I've been enjoying Des Wilson's new book Ghosts at the Table: The Amazing Story of Poker, published last week. This remarkable fellow has had a life of amazing achievement: he launched the charity Shelter, ran Friends of the Earth and wrote a column for the Observer, before working for the England and Wales Cricket Board and becoming president of the Liberal party. This is a man with an ambitious, eclectic and brilliant mind. So it is a sign of poker's uniquely mesmeric power that, since discovering the game a few years ago, Des has been interested in almost nothing else. Welcome to the Hotel California, Mr Wilson!
 

Ghosts is Wilson's second work on poker, and deals with the romantic history of the game: the Wild West, the riverboat gamblers, the gun-filled saloons. When I started playing in 1990, these ghosts still hovered close to the table. They were a thing of the past, sure, but we were certainly buying into that old romance. Modern poker is so dominated by the internet, television and the Scandinavian army, it feels like a completely parallel game; I wonder if the 18-year-old "professional players" of today have ever even heard those ancient legends. Or are they just thinking about maths and cameras?

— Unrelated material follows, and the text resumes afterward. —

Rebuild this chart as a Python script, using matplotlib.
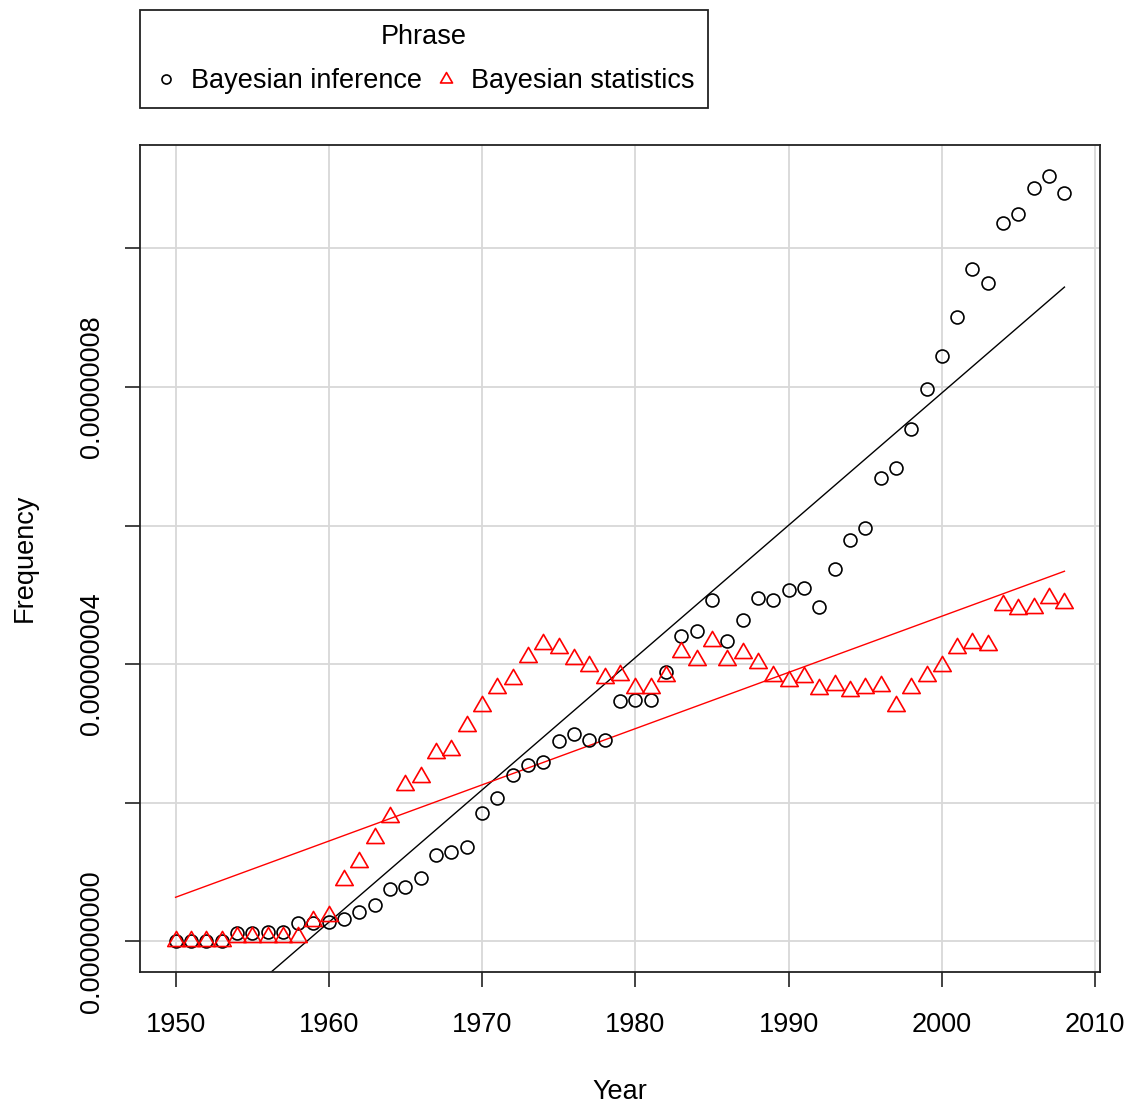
import numpy as np
import matplotlib
matplotlib.use("Agg")
import matplotlib.pyplot as plt
from matplotlib.path import Path
from matplotlib.lines import Line2D

# ---- data (values in units of 1e-8) ----
years = list(range(1950, 2009))
inference = [0, 0, 0, 0, 0.115, 0.115, 0.14, 0.14, 0.26, 0.27,
             0.28, 0.33, 0.42, 0.52, 0.75, 0.79, 0.92, 1.25, 1.29, 1.36,
             1.85, 2.07, 2.40, 2.55, 2.59, 2.89, 2.99, 2.91, 2.91, 3.47,
             3.49, 3.49, 3.88, 4.41, 4.48, 4.92, 4.33, 4.64, 4.95, 4.92,
             5.07, 5.10, 4.82, 5.37, 5.79, 5.97, 6.69, 6.83, 7.40, 7.97,
             8.45, 9.01, 9.70, 9.50, 10.36, 10.49, 10.87, 11.05, 10.80]
statistics = [0, 0, 0, 0, 0.07, 0.07, 0.07, 0.07, 0.07, 0.30,
              0.37, 0.88, 1.14, 1.49, 1.80, 2.26, 2.37, 2.72, 2.76, 3.11,
              3.40, 3.65, 3.78, 4.10, 4.29, 4.24, 4.07, 3.97, 3.80, 3.85,
              3.66, 3.66, 3.83, 4.18, 4.06, 4.34, 4.06, 4.16, 4.01, 3.83,
              3.76, 3.82, 3.64, 3.70, 3.61, 3.66, 3.69, 3.39, 3.66, 3.83,
              3.97, 4.24, 4.30, 4.27, 4.86, 4.79, 4.81, 4.95, 4.89]
UNIT = 1e-8
series_names = ["Bayesian inference", "Bayesian statistics"]
x_ticks = [1950, 1960, 1970, 1980, 1990, 2000, 2010]
y_ticks = [0, 2, 4, 6, 8, 10]
y_labelled = [0, 4, 8]

plt.rcParams['font.family'] = ['Liberation Sans', 'DejaVu Sans']
FS = 19.5

x = np.array(years, dtype=float)
y1 = np.array(inference) * UNIT
y2 = np.array(statistics) * UNIT

# R-style triangle (pch=2), centred on circumcentre
tri = Path([(0, 1.5551), (-1.3468, -0.7776), (1.3468, -0.7776), (0, 1.5551)],
           [Path.MOVETO, Path.LINETO, Path.LINETO, Path.CLOSEPOLY])

fig = plt.figure(figsize=(11.39, 11.08), dpi=100)
ax = fig.add_axes([140/1139, 1-972/1108, 960/1139, 827/1108])

ax.grid(True, color='#d8d8d8', lw=1.3)
ax.set_axisbelow(True)

ax.plot(x, y1, ls='none', marker='o', ms=9.3, mfc='none', mec='black', mew=1.2, zorder=3)
ax.plot(x, y2, ls='none', marker=tri, ms=14.5, mfc='none', mec='red', mew=1.2, zorder=3)

for y, c in ((y1, 'black'), (y2, 'red')):
    b = np.polyfit(x, y, 1)
    ax.plot(x, np.polyval(b, x), color=c, lw=1.0, zorder=2)

xr = x.max() - x.min()
ax.set_xlim(x.min() - 0.04*xr, x.max() + 0.04*xr)
ymax = max(y1.max(), y2.max())
ax.set_ylim(-0.04*ymax, 1.04*ymax)

ax.set_xticks(x_ticks)
ax.set_xticklabels([str(t) for t in x_ticks])
ax.set_yticks([t*UNIT for t in y_ticks])
ax.set_yticklabels([f"{t*UNIT:.8f}" if t in y_labelled else "" for t in y_ticks],
                   rotation=90, va='center')
ax.tick_params(axis='both', direction='out', length=11, width=1.2,
               labelsize=FS, color='#222222')
ax.tick_params(axis='x', pad=18)
ax.tick_params(axis='y', pad=14)
for s in ax.spines.values():
    s.set_linewidth(1.3)
    s.set_color('#222222')

fig.text(620/1139, 1-1092/1108, "Year", ha='center', va='center', fontsize=FS)
fig.text(25/1139, 1-558/1108, "Frequency", ha='center', va='center', fontsize=FS, rotation=90)

handles = [Line2D([], [], ls='none', marker='o', ms=6.5, mfc='none', mec='black', mew=1.2),
           Line2D([], [], ls='none', marker=tri, ms=10, mfc='none', mec='red', mew=1.2)]
leg = fig.legend(handles, series_names, title="Phrase", ncol=2, loc='upper left',
                 bbox_to_anchor=(140/1139, 1-10/1108), fontsize=FS, title_fontsize=FS,
                 frameon=True, fancybox=False, edgecolor='#222222', framealpha=1,
                 handlelength=0.88, handletextpad=0.49, columnspacing=0.44,
                 borderpad=0.51, labelspacing=0.69, borderaxespad=0)
leg.get_frame().set_linewidth(1.3)

fig.savefig("out.png", dpi=100)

Certainly, the time is ripe for a nostalgic history. Only one chapter in, I am delighted to find myself in the snowy streets of Deadwood, South Dakota, where Wild Bill Hickok died. Wilson is seeking to discover the kicker in the notorious "dead man's hand" of aces and eights with a wonderful obsessiveness, given its irrelevance. It reminds me of last year's tabloid story about the footballer who lost £100,000 on a single poker hand. While the nation was asking, "Who was the footballer?", poker players asked only, "What was the hand?"